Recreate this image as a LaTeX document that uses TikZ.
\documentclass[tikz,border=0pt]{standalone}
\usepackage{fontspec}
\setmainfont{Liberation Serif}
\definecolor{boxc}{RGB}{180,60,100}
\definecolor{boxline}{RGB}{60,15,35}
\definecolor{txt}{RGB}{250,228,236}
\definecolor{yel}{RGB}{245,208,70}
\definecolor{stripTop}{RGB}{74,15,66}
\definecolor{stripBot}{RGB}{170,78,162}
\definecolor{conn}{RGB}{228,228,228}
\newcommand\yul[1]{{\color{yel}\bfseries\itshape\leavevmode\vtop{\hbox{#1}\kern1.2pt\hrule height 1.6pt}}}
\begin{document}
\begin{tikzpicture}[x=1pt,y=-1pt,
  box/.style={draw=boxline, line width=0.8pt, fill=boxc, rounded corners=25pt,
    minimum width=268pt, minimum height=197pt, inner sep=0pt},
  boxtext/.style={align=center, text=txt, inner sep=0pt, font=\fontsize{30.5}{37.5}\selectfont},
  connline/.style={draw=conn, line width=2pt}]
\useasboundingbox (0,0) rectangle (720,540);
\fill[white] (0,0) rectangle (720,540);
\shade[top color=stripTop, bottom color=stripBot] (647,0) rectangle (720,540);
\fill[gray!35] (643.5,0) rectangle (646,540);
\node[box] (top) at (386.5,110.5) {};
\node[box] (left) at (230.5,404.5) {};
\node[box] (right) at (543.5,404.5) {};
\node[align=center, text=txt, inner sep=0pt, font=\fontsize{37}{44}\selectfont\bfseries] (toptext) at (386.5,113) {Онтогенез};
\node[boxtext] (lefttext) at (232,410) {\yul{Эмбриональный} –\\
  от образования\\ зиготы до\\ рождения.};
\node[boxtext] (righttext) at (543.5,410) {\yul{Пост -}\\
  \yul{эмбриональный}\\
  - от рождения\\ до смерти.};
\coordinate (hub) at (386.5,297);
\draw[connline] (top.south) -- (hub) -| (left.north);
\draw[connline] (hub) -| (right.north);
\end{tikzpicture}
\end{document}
☆ ☆ ☆
TASK DIRECTIONS | Output all of the material exactly as written.

TASK OUTPUT |
Recreate this image as a LaTeX document that uses TikZ.
\documentclass[tikz,border=0pt]{standalone}
\usepackage{fontspec}
\setmainfont{Liberation Serif}
\definecolor{boxc}{RGB}{180,60,100}
\definecolor{boxline}{RGB}{60,15,35}
\definecolor{txt}{RGB}{250,228,236}
\definecolor{yel}{RGB}{245,208,70}
\definecolor{stripTop}{RGB}{74,15,66}
\definecolor{stripBot}{RGB}{170,78,162}
\definecolor{conn}{RGB}{228,228,228}
\newcommand\yul[1]{{\color{yel}\bfseries\itshape\leavevmode\vtop{\hbox{#1}\kern1.2pt\hrule height 1.6pt}}}
\begin{document}
\begin{tikzpicture}[x=1pt,y=-1pt,
  box/.style={draw=boxline, line width=0.8pt, fill=boxc, rounded corners=25pt,
    minimum width=268pt, minimum height=197pt, inner sep=0pt},
  boxtext/.style={align=center, text=txt, inner sep=0pt, font=\fontsize{30.5}{37.5}\selectfont},
  connline/.style={draw=conn, line width=2pt}]
\useasboundingbox (0,0) rectangle (720,540);
\fill[white] (0,0) rectangle (720,540);
\shade[top color=stripTop, bottom color=stripBot] (647,0) rectangle (720,540);
\fill[gray!35] (643.5,0) rectangle (646,540);
\node[box] (top) at (386.5,110.5) {};
\node[box] (left) at (230.5,404.5) {};
\node[box] (right) at (543.5,404.5) {};
\node[align=center, text=txt, inner sep=0pt, font=\fontsize{37}{44}\selectfont\bfseries] (toptext) at (386.5,113) {Онтогенез};
\node[boxtext] (lefttext) at (232,410) {\yul{Эмбриональный} –\\
  от образования\\ зиготы до\\ рождения.};
\node[boxtext] (righttext) at (543.5,410) {\yul{Пост -}\\
  \yul{эмбриональный}\\
  - от рождения\\ до смерти.};
\coordinate (hub) at (386.5,297);
\draw[connline] (top.south) -- (hub) -| (left.north);
\draw[connline] (hub) -| (right.north);
\end{tikzpicture}
\end{document}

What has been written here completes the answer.